With its headquarters situated in New York, the global non-governmental organisation known as Human Rights Watch (HRW) has focused its gaze across the world upon China in its World Report 2013 released this month, and has consequently censured the country. Although China has a very rapidly growing economy, it severely lags behind in terms of human rights, and is cited by HRW as being a country that “openly rejects judicial independence and press freedom; and arbitrarily restricts and suppresses human rights defenders and organizations, often through extra-judicial measures.”
Such “extra-judicial measures” range anywhere from the imprisonment of vocal human rights activists, as seen in the case of Nobel Peace Prize recipient Liu Xiaobo, to introducing “even more hard-line measures such as collective punishment for relatives and neighbours of self-immolators.”
In a year when Tibet witnessed 83 self-immolation protests against Chinese rule, HRW said the situation in the Tibetan areas “remained tense following the massive crackdown on popular protests that swept the plateau in 2008.”

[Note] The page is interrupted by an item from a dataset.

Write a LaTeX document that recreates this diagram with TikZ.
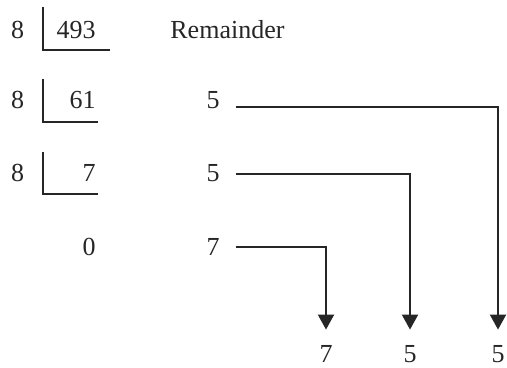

“The government has yet to indicate that it will accommodate the aspirations of Tibetan people for greater autonomy, even within the narrow confines of the country’s autonomy law on ethnic minorities’ areas,” the group said in its 665-page report, and that Tibetans suspected of being critical of political, religious, cultural, or economic state policies are systematically targeted on charges of “separatism”.
HRW further notes that “Chinese security forces maintain a heavy presence and the authorities continue to tightly restrict access and travel to Tibetan areas, particularly for journalists and foreign visitors.”
As part of its drive to build “a New Socialist Countryside” in Tibet, HRW blames the Chinese government for continuing to implement “large development programs mandating rehousing or relocating up to 80 percent of the rural population.”
According to the report, China executes more prisoners than the rest of the world combined.